# Exercise description
Transcribe each line of the material as it is, and drop any picture.

# Provided data
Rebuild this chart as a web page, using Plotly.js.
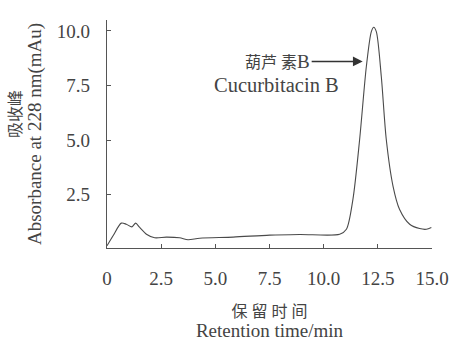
<!DOCTYPE html>
<html>
<head>
<meta charset="utf-8">
<script src="https://cdn.plot.ly/plotly-3.0.1.min.js"></script>
<style>html,body{margin:0;padding:0;background:#fff;}#chart{width:450px;height:341px;}</style>
</head>
<body>
<div id="chart"></div>
<script>
const retentionTime = [0, 0.28, 0.66, 0.89, 1.15, 1.32, 1.51, 1.82, 2.2, 2.74, 3.35, 3.74, 4.28, 5.82, 7.51, 8.89, 10.74, 11.05, 11.35, 11.66, 11.97, 12.2, 12.31, 12.43, 12.66, 12.89, 13.2, 13.5, 13.97, 14.43, 14.74, 14.97];
const absorbance = [0.15, 0.61, 1.19, 1.14, 1.02, 1.19, 0.99, 0.68, 0.52, 0.55, 0.52, 0.43, 0.5, 0.55, 0.64, 0.67, 0.68, 0.91, 2.28, 5.02, 8.37, 9.97, 10.17, 9.97, 7.91, 5.02, 2.89, 1.83, 1.14, 0.94, 0.91, 0.99];
const xTickVals = [0, 2.5, 5, 7.5, 10, 12.5, 15];
const xTickText = ['0', '2.5', '5.0', '7.5', '10.0', '12.5', '15.0'];
const yTickVals = [2.5, 5, 7.5, 10];
const yTickText = ['2.5', '5.0', '7.5', '10.0'];

const fontFam = '"Liberation Serif", "Noto Sans CJK SC", serif';
const txtColor = '#444';
const zh = s => '<span style="font-size:16px">' + s + '</span>';
const en = s => '<span style="font-size:19px">' + s + '</span>';
const pad = '&nbsp;'.repeat(10);

const trace = {
  x: retentionTime, y: absorbance, type: 'scatter', mode: 'lines',
  line: {color: '#4a4a4a', width: 1.1, shape: 'spline', smoothing: 0.8},
  hoverinfo: 'skip'
};

const layout = {
  width: 450, height: 341,
  margin: {l: 107, r: 18, t: 20, b: 93},
  paper_bgcolor: '#fff', plot_bgcolor: '#fff',
  showlegend: false,
  font: {family: fontFam, size: 19, color: txtColor},
  xaxis: {
    range: [0, 15], showgrid: false, zeroline: false,
    showline: true, linecolor: '#555', linewidth: 1.2,
    ticks: 'inside', ticklen: 4, tickcolor: '#555',
    tickvals: xTickVals, ticktext: xTickText,
    ticklabelstandoff: 13,
    title: {text: zh('保 留 时 间') + '<br>' + en('Retention time/min'), font: {size: 15.5, color: txtColor}, standoff: 19}
  },
  yaxis: {
    range: [0.05, 10.5], showgrid: false, zeroline: false,
    showline: true, linecolor: '#555', linewidth: 1.2,
    ticks: 'inside', ticklen: 4, tickcolor: '#555',
    tickvals: yTickVals, ticktext: yTickText,
    ticklabelstandoff: 12,
    title: {text: zh(pad + '吸收峰') + '<br>' + en('Absorbance at 228 nm(mAu)'), font: {size: 15.5, color: txtColor}, standoff: 11}
  },
  annotations: [
    {x: 11.8, y: 8.6, xref: 'x', yref: 'y', text: zh('葫芦 素') + en('B'), showarrow: true,
     ax: -85, ay: 0, arrowhead: 2, arrowsize: 1.3, arrowwidth: 1.5, arrowcolor: '#333',
     font: {size: 19, color: txtColor}},
    {x: 7.82, y: 7.53, xref: 'x', yref: 'y', text: 'Cucurbitacin B', showarrow: false,
     font: {size: 20.5, color: txtColor}}
  ]
};

Plotly.newPlot('chart', [trace], layout, {displayModeBar: false, staticPlot: true});
</script>
</body>
</html>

# Answer to this task
Rebuild this chart as a web page, using Plotly.js.
<!DOCTYPE html>
<html>
<head>
<meta charset="utf-8">
<script src="https://cdn.plot.ly/plotly-3.0.1.min.js"></script>
<style>html,body{margin:0;padding:0;background:#fff;}#chart{width:450px;height:341px;}</style>
</head>
<body>
<div id="chart"></div>
<script>
const retentionTime = [0, 0.28, 0.66, 0.89, 1.15, 1.32, 1.51, 1.82, 2.2, 2.74, 3.35, 3.74, 4.28, 5.82, 7.51, 8.89, 10.74, 11.05, 11.35, 11.66, 11.97, 12.2, 12.31, 12.43, 12.66, 12.89, 13.2, 13.5, 13.97, 14.43, 14.74, 14.97];
const absorbance = [0.15, 0.61, 1.19, 1.14, 1.02, 1.19, 0.99, 0.68, 0.52, 0.55, 0.52, 0.43, 0.5, 0.55, 0.64, 0.67, 0.68, 0.91, 2.28, 5.02, 8.37, 9.97, 10.17, 9.97, 7.91, 5.02, 2.89, 1.83, 1.14, 0.94, 0.91, 0.99];
const xTickVals = [0, 2.5, 5, 7.5, 10, 12.5, 15];
const xTickText = ['0', '2.5', '5.0', '7.5', '10.0', '12.5', '15.0'];
const yTickVals = [2.5, 5, 7.5, 10];
const yTickText = ['2.5', '5.0', '7.5', '10.0'];

const fontFam = '"Liberation Serif", "Noto Sans CJK SC", serif';
const txtColor = '#444';
const zh = s => '<span style="font-size:16px">' + s + '</span>';
const en = s => '<span style="font-size:19px">' + s + '</span>';
const pad = '&nbsp;'.repeat(10);

const trace = {
  x: retentionTime, y: absorbance, type: 'scatter', mode: 'lines',
  line: {color: '#4a4a4a', width: 1.1, shape: 'spline', smoothing: 0.8},
  hoverinfo: 'skip'
};

const layout = {
  width: 450, height: 341,
  margin: {l: 107, r: 18, t: 20, b: 93},
  paper_bgcolor: '#fff', plot_bgcolor: '#fff',
  showlegend: false,
  font: {family: fontFam, size: 19, color: txtColor},
  xaxis: {
    range: [0, 15], showgrid: false, zeroline: false,
    showline: true, linecolor: '#555', linewidth: 1.2,
    ticks: 'inside', ticklen: 4, tickcolor: '#555',
    tickvals: xTickVals, ticktext: xTickText,
    ticklabelstandoff: 13,
    title: {text: zh('保 留 时 间') + '<br>' + en('Retention time/min'), font: {size: 15.5, color: txtColor}, standoff: 19}
  },
  yaxis: {
    range: [0.05, 10.5], showgrid: false, zeroline: false,
    showline: true, linecolor: '#555', linewidth: 1.2,
    ticks: 'inside', ticklen: 4, tickcolor: '#555',
    tickvals: yTickVals, ticktext: yTickText,
    ticklabelstandoff: 12,
    title: {text: zh(pad + '吸收峰') + '<br>' + en('Absorbance at 228 nm(mAu)'), font: {size: 15.5, color: txtColor}, standoff: 11}
  },
  annotations: [
    {x: 11.8, y: 8.6, xref: 'x', yref: 'y', text: zh('葫芦 素') + en('B'), showarrow: true,
     ax: -85, ay: 0, arrowhead: 2, arrowsize: 1.3, arrowwidth: 1.5, arrowcolor: '#333',
     font: {size: 19, color: txtColor}},
    {x: 7.82, y: 7.53, xref: 'x', yref: 'y', text: 'Cucurbitacin B', showarrow: false,
     font: {size: 20.5, color: txtColor}}
  ]
};

Plotly.newPlot('chart', [trace], layout, {displayModeBar: false, staticPlot: true});
</script>
</body>
</html>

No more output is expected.